I'm very close to purchasing my first BMW, and am rather excited about it! I'll be going to see two cars tomorrow, and thought I'd check in here for some advice/opinions before I go.

The two BMWs I'll be looking at are:

1. 1991 325i - 180000 miles - $2750 - timing belt and clutch replaced about 2.5 - 3 years ago - brakes replaced about a year ago

2. 1990 525i - 192000 miles - $3000 - new timing belt, water pump, ignition components (plugs, wires, rotor, cap), vacuum hoses, valve clearance adjustment, all in the last few months

Does one of these models tend to be more mechanically sound than the other? Can I expect similar useful life expectancy, assuming similar treatment?

Is there anything in particular I should look for when looking either of these cars over?

Other than the obvious difference in size... is there any significant difference in handling? Power? etc.?

Thanks,
Scott


----------



## JLee (Jul 19, 2002)

i would say that if your going to look for a 525i, i would get a 91 model with a M50 motor in it...the M20 in 1990 just isn't strong enough to pull that kind of weight...i know i had one


SineMacula said:


> Hi,
> 
> I'm very close to purchasing my first BMW, and am rather excited about it! I'll be going to see two cars tomorrow, and thought I'd check in here for some advice/opinions before I go.
> 
> ...


----------



## alpinewhite325i (Jan 20, 2002)

I can't comment on a reliability comparison, but I can tell you my Dad has a 90 E30 convertible with 120k on it and he has had very few problems with it. All things being equal, I'd buy the 325. 

There's just something about the E30 that is so special. :bawling:


----------



## mottati (Apr 15, 2003)

Mechanically, these are pretty similar cars, same engine etc. It depends on what you're looking for, a larger 5 or a smaller 3? the 325 will be a pretty fun car, assuming it's not all worn out with that milage. The 525 will be a bit underpowered. I have heard of some cracked head issues with that engine if they overheat. If you really want a 525, i'd hold out to find a 91 or 92 with the M50 motor, a bit more power, and pretty sturdy.
Mike


----------



## backstay (Aug 28, 2003)

Same engine, but two totally different cars. 3 series is smaller, sportier to drive, but lacking back seat room for adult passengers.

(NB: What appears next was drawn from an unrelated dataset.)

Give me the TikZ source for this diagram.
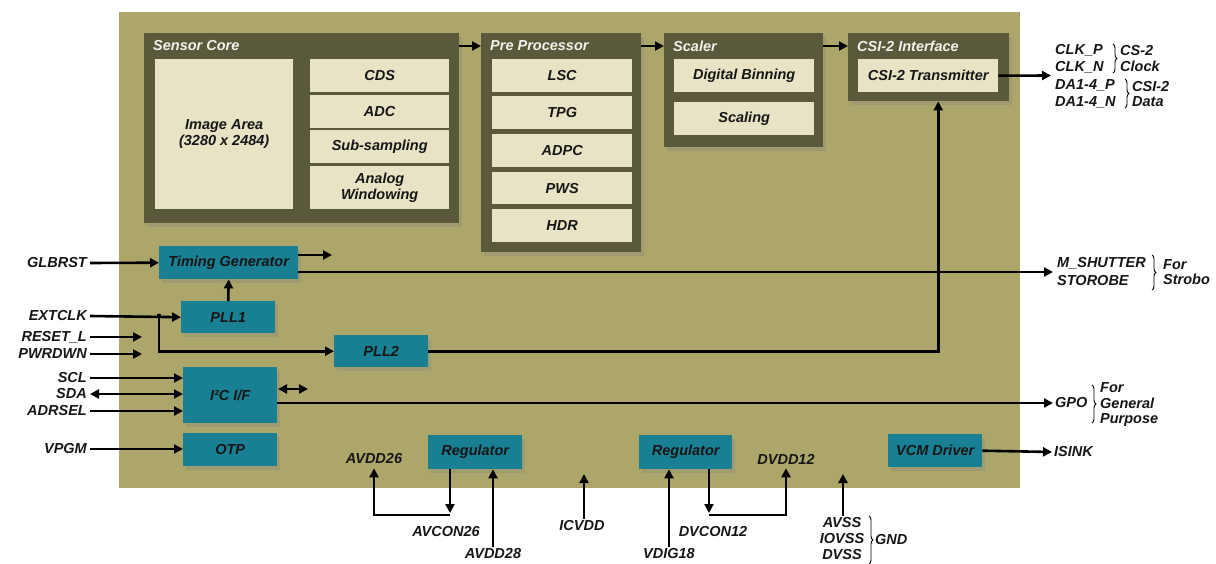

5-series has good rear seat room, but drives less sporty, as it's a bigger car.


----------



## Malachi (Sep 30, 2003)

mottati said:


> Mechanically, these are pretty similar cars, same engine etc. It depends on what you're looking for, a larger 5 or a smaller 3? the 325 will be a pretty fun car, assuming it's not all worn out with that milage. The 525 will be a bit underpowered. I have heard of some cracked head issues with that engine if they overheat. If you really want a 525, i'd hold out to find a 91 or 92 with the M50 motor, a bit more power, and pretty sturdy.
> Mike


Still love that sig pic, it escapes me now, but name did you post under in RF?


----------